Ouvrage capital rédigé entre 1828 et 1830, « L’Exposition de la doctrine saint-simonienne » comprend les comptes rendus des conférences organisées rue Taranne à Paris par Bazard qui formait avec Enfantin une sorte de duumvirat officialisé dès Noël 1829. On y retrouve toutes les analyses les plus profondes du système saint-simonien et de cette « Loi historique » que Saint-Simon avait décrite : la société humaine dans son développement présenterait une succession d’états organiques (la constitution du polythéisme grec et celle de l’Eglise chrétienne) qui alterneraient avec des états critiques (la dissolution de ces forces provoquée par une montée de l’individualisme). Pour Saint-Simon, cette téléologie historique devrait aboutir à l’ultime finalité de l’abolition de l’exploitation de l’homme par l’homme. A noter qu’un tel programme, soutenu par la possibilité d’une société meilleure et équitable, serait tout entier conditionné par le progrès de l’instruction des travailleurs pacifiques. L’ultime état organique de la loi historique serait alors marqué par une réorganisation du globe en une société industrielle ordonnée selon le mérite de chacun et non plus selon les privilèges héréditaires d’une minorité.

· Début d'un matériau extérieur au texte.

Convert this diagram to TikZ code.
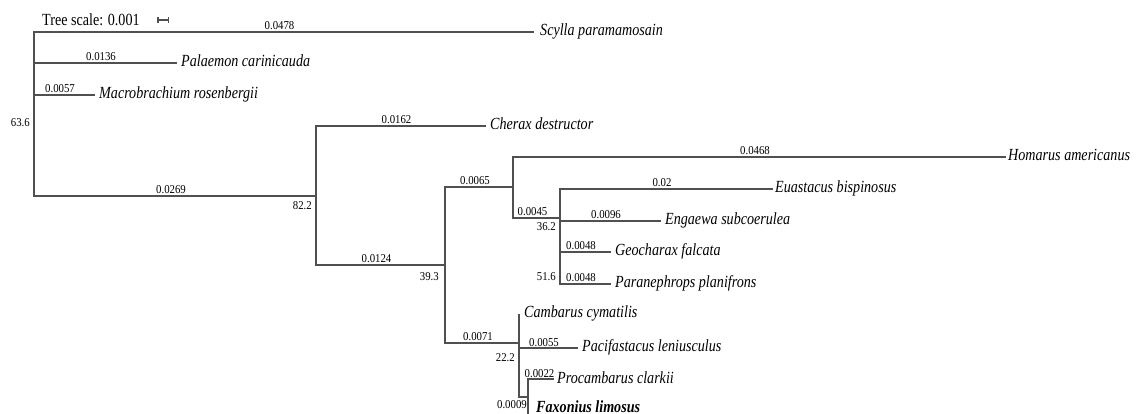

On reproche souvent à la pensée saint-simonienne de manquer de clarté, de cohérence et de ne pas parvenir à s’ériger en système. Néanmoins, de Thomas Carlyle à Friedrich Engels, beaucoup ont vu dans ce mouvement le point de départ de la plupart des idées du socialisme à venir. Plus étonnant encore, ce mouvement de pensée célébré par de nombreux marxistes allait nourrir les théories de nombreux réformateurs capitalistes.